Christian Science Monitor writer says Egypt’s proposed “necrophilia law” is “utter hooey” because…he wants it to be
So many people have sent this story to me this morning that it seemed worth posting, but not as the cautionary tale it was meant to be. Rather, it is an object lesson in irresponsible journalism. Several days ago I posted this story from al-Arabiya, which has now circulated around the world and aroused considerable disgust. Even the most indefatigable Islamic supremacist apologists, such as the serial liar Sheila Musaji at The American Muslim, are embarrassed by it, and immediately tried to start explaining it away. Now Dan Murphy of the august Christian Science Monitor has come to their aid, reassuring us all that the story is “utter hooey.” His evidence? Read on:
“Egypt ‘necrophilia law’? Hooey, utter hooey,” by Dan Murphy for the Christian Science Monitor, April 26 (thanks to all who sent this in):
Today, Egypt’s state-owned Al Ahram newspaper published an opinion piece by Amr Abdul Samea, a past stalwart supporter of the deposed Hosni Mubarak, that contained a bombshell: Egypt’s parliament is considering passing a law that would allow husbands to have sex with their wives after death.

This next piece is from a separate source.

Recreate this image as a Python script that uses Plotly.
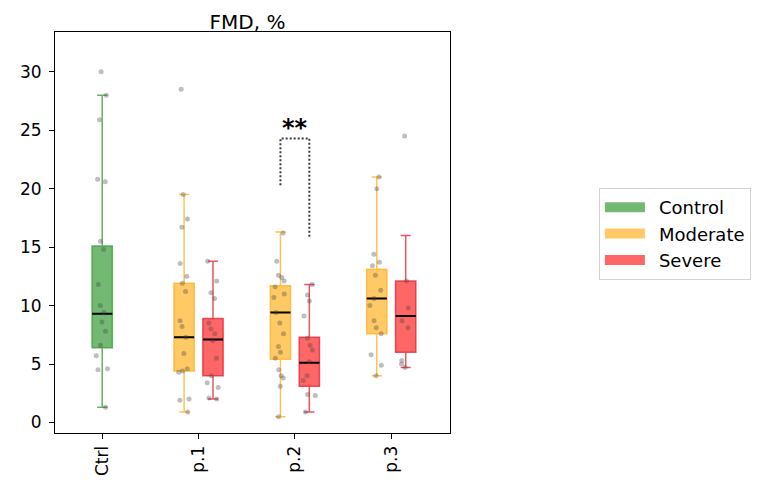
import plotly.graph_objects as go

categories = ["Ctrl", "p.1", "p.2", "p.3"]

# box statistics
control_q1 = [6.4]
control_median = [9.3]
control_q3 = [15.1]
control_low = [1.3]
control_high = [28.0]

moderate_q1 = [4.4, 5.4, 7.6]
moderate_median = [7.3, 9.4, 10.6]
moderate_q3 = [11.9, 11.7, 13.1]
moderate_low = [0.9, 0.5, 4.0]
moderate_high = [19.5, 16.3, 21.0]

severe_q1 = [4.0, 3.1, 6.0]
severe_median = [7.1, 5.1, 9.1]
severe_q3 = [8.9, 7.3, 12.1]
severe_low = [2.0, 0.9, 4.7]
severe_high = [13.8, 11.8, 16.0]

# individual points
ctrl_points = [30.0, 28.0, 25.9, 20.8, 20.6, 15.5, 14.8, 11.8, 10.0, 9.4, 8.6, 7.8, 6.6, 5.7, 4.6, 4.5, 1.3]
mod_p1_points = [28.5, 19.5, 17.4, 16.7, 13.6, 12.5, 11.9, 11.2, 8.7, 8.2, 7.3, 5.9, 4.6, 4.4, 4.3, 2.0, 1.9, 0.9]
mod_p2_points = [16.2, 13.8, 12.6, 12.4, 12.1, 11.6, 11.0, 10.7, 9.4, 8.5, 7.6, 6.5, 6.0, 5.5, 4.5, 4.0, 3.8, 3.1, 0.5]
mod_p3_points = [21.0, 20.0, 14.4, 13.7, 13.4, 12.6, 11.3, 10.6, 10.0, 8.7, 8.1, 7.6, 5.8, 4.9, 4.0]
sev_p1_points = [13.8, 12.1, 11.1, 10.6, 8.5, 8.0, 7.6, 7.0, 5.5, 4.0, 3.4, 3.0, 2.1, 2.0]
sev_p2_points = [11.8, 10.9, 10.4, 9.1, 7.2, 6.6, 6.2, 5.2, 4.0, 3.6, 2.4, 2.3, 0.9]
sev_p3_points = [24.5, 12.1, 9.8, 8.7, 8.1, 5.3, 5.0, 4.7]

# significance bracket (moderate vs severe, p.2)
sig_y = [20.3, 24.3, 24.3, 15.8]
sig_label = "**"

OFFSET = 0.15
BOX_W = 0.21

GREEN_FILL, GREEN_LINE = "rgba(0,128,0,0.55)", "rgba(60,160,60,0.8)"
ORANGE_FILL, ORANGE_LINE = "rgba(255,165,0,0.6)", "rgba(255,180,40,0.8)"
RED_FILL, RED_LINE = "rgba(255,0,0,0.6)", "rgba(230,40,60,0.8)"

ctrl_x = [0]
mod_x = [i - OFFSET for i in range(1, 4)]
sev_x = [i + OFFSET for i in range(1, 4)]

fig = go.Figure()


def add_group(name, xs, q1, med, q3, lo, hi, fill, line):
    fig.add_trace(go.Box(
        name=name, x=xs, q1=q1, median=med, q3=q3, lowerfence=lo, upperfence=hi,
        width=BOX_W, fillcolor=fill, line=dict(color=line, width=1.5),
        whiskerwidth=0.5, boxpoints=False, showlegend=False,
    ))
    # black median line on top
    fig.add_trace(go.Box(
        x=xs, q1=med, median=med, q3=med, lowerfence=med, upperfence=med,
        width=BOX_W, fillcolor="rgba(0,0,0,0)", line=dict(color="black", width=2),
        whiskerwidth=0, boxpoints=False, showlegend=False, hoverinfo="skip",
    ))
    # legend patch
    fig.add_trace(go.Scatter(
        x=[None], y=[None], mode="lines", name="\u2002" + name,
        line=dict(color=fill, width=17),
    ))


def add_points(xs, point_lists):
    px, py = [], []
    for x, pts in zip(xs, point_lists):
        px += [x] * len(pts)
        py += pts
    fig.add_trace(go.Box(
        x=px, y=py, width=BOX_W, boxpoints="all", jitter=0.7, pointpos=0,
        fillcolor="rgba(0,0,0,0)", line=dict(width=0, color="rgba(0,0,0,0)"),
        marker=dict(color="rgba(70,70,70,0.35)", size=5),
        showlegend=False, hoverinfo="y",
    ))


add_group("Control", ctrl_x, control_q1, control_median, control_q3, control_low, control_high, GREEN_FILL, GREEN_LINE)
add_group("Moderate", mod_x, moderate_q1, moderate_median, moderate_q3, moderate_low, moderate_high, ORANGE_FILL, ORANGE_LINE)
add_group("Severe", sev_x, severe_q1, severe_median, severe_q3, severe_low, severe_high, RED_FILL, RED_LINE)

add_points(ctrl_x, [ctrl_points])
add_points(mod_x, [mod_p1_points, mod_p2_points, mod_p3_points])
add_points(sev_x, [sev_p1_points, sev_p2_points, sev_p3_points])

bx = [mod_x[1], mod_x[1], sev_x[1], sev_x[1]]
fig.add_trace(go.Scatter(
    x=bx, y=sig_y, mode="lines", line=dict(color="rgb(60,60,60)", width=2, dash="2px,2px"),
    showlegend=False, hoverinfo="skip",
))
fig.add_annotation(
    x=(bx[0] + bx[2]) / 2, y=sig_y[1], text=f"<b>{sig_label}</b>", showarrow=False,
    yanchor="bottom", yshift=-6, font=dict(size=24, color="black"),
)

axis_common = dict(
    showline=True, mirror=True, linecolor="black", linewidth=1,
    ticks="outside", ticklen=5, tickcolor="black", showgrid=False, zeroline=False,
)

fig.update_layout(
    width=768, height=494,
    paper_bgcolor="white", plot_bgcolor="white",
    font=dict(family="DejaVu Sans", size=17, color="black"),
    title=dict(text="FMD, %", x=(37 + 442) / 2 / 768, xanchor="center", y=0.972, yanchor="middle",
               font=dict(size=20)),
    margin=dict(l=37, r=326, t=24, b=69),
    boxmode="overlay",
    xaxis=dict(range=[-0.49, 3.61], tickmode="array", tickvals=list(range(len(categories))),
               ticktext=categories, tickangle=-90, tickfont=dict(size=17), **axis_common),
    yaxis=dict(range=[-0.9, 33.4], tickvals=[0, 5, 10, 15, 20, 25, 30], tickfont=dict(size=17),
               ticklabelstandoff=4, **axis_common),
    legend=dict(x=1.377, y=0.611, xanchor="left", yanchor="top", bordercolor="rgb(210,210,210)",
                borderwidth=1, font=dict(size=18), itemwidth=40, tracegroupgap=2),
)

fig.write_html("out.html")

It was soon mentioned in an English language version of Al-Arabiya and immediately started zipping around social-networking sites. By this afternoon it had set news sites and the rest of the Internet on fire. It has every thing: The yuck factor, “those creepy Muslims” factor, the lulz factor for those with a sick sense of humor. The non-fact-checked Daily Mail picked it up and reported it as fact. Then Andrew Sullivan, who has a highly influential blog but is frequently lax about fact-checking, gave it a boost with an uncritical take. The Huffington Post went there, too.
There’s of course one problem: The chances of any such piece of legislation being considered by the Egyptian parliament for a vote is zero. And the chance of it ever passing is less than that. In fact, color me highly skeptical that anyone is even trying to advance a piece of legislation like this through Egypt’s parliament. I’m willing to be proven wrong. It’s possible that there’s one or two lawmakers completely out of step with the rest of parliament. Maybe.
But extreme, not to mention inflammatory claims, need at minimum some evidence (and I’ve read my share of utter nonsense in Al Ahram over the years). The evidence right now? Zero.
Follow the progression of Murphy’s thought. He first says that the chances of such legislation being voted on by the Egyptian parliament are zero. Then he says that it wouldn’t pass, anyway. Then he says that he doesn’t think anyone is even trying to get it passed. Evidence for his claim? None. He doesn’t offer any. Then he claims that there is no evidence for the report in the first place.
By contrast, the al-Arabiya report is quite specific. It names Egypt”s National Council for Women (NCW) as mounting opposition to the measure, saying specifically that Dr. Mervat al-Talawi, head of the NCW, sent a message to the Egyptian People”s Assembly Speaker, Dr. Saad al-Katatni, complaining about it. It also names al-Ahram columnist Amro Abdul Samea, who wrote about the story.
All these specifics make this story open to easy verification. Murphy could have contacted Amro Abdul Samea, or Saad al-Katatni, or Mervat al-Talawi. But he didn’t. He just decided it was “utter hooey” apparently just because it is so…icky. Or because it puts Islamic law in a bad light, especially since a Moroccan Muslim cleric has said the same thing, as Murphy grudgingly admits and then dismisses:
There was a Moroccan cleric a few years back who apparently did issue a religious ruling saying that husbands remained married to their wives in the first six hours after death and, so, well, you know. But that guy is far, far out on the nutty fringe. How fringe? He also ruled that pregnant women can drink alcohol. Remember, alcohol is considered haram, forbidden, by the vast majority of the world’s Muslim scholars. Putting an unborn child at risk to get drunk? No, that’s just not what they do. Whatever the mainstream’s unpalatable beliefs (there are plenty from my perspective) this isn’t one of them….
Maybe the story is false. Certainly al-Ahram and al-Arabiya don’t have spotless records for accuracy. But that can only be established by fact-checking, not by wishful thinking, which is all that Dan Murphy offers here. The whitewash of noxious elements of Sharia is universal in the mainstream media, and when these noxious elements cannot be ignored, as in this case, it is a shame to see a staff writer for a respected publication simply waving them away without the slightest bit of evidence instead of confronting them honestly. A shame, but not a surprise.